WHITE PAPER
Processing Evolution for the Future Electronic Battlespace
mrcy.com 6
NEXT GEN RF PROCESSING TECHNOLOGY
To realize the high-performance capabilities of next
generation RF systems, a portfolio of technologies is
needed to architect application-optimized MFRF processor
designs. However, it 's not sufficient to simply have the
building blocks. Just as important as the technology
components themselves is the infrastructure and expertise
to integrate all the building blocks, backplanes and chassis
into powerful subsystems, tested and environmentally
qualified for field survival. For instance, an airborne MFRF
processing solution may include a full range of processors
and computing styles, including highly-programmable
datacenter-class CPUs, FPGAs/ACAPs, and GPUs,
ruggedized for deployment in the harshest environments:
▪ Datacenter-class CPUs – The most powerful Intel®
Scalable Processors (SP) deployed onto rugged,
open architecture form factors that enable the
next generation of complex sensor data processing
and sensor control processing at the edge.
▪ Advanced GPU architectures – NVIDIA® GPUs
implemented on a single 6U OpenVPX board allow RF
system developers to deploy their image processing and
AI applications to the rugged edge. NVLINK provides for
further optimizations and ease of programmability to
help bring emerging AI algorithms to reality, quicker.

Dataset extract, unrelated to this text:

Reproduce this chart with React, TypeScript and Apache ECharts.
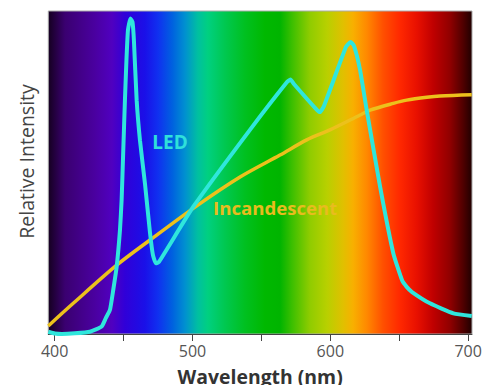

▪ Emerging ACAPs – Heterogeneous processors, like
the Versal™ AI Core ACAP from Xilinx®, fabricate
multiple types of compute engines within a single chip
to improve processing speeds up to 20× compared to
the fastest FPGA implementations available today –
perfect for early-stage signal conditioning processing.
In addition to the advanced processing technologies, above,
high-bandwidth ingest and interconnects ensure data
movement keeps pace with wide bandwidth sensors and the
new accelerated forms of processing. Support for PCIe Gen5
and 100/200/400 GbE in both integrated silicon and processing
subsystem backplanes, along with optical I/O is essential.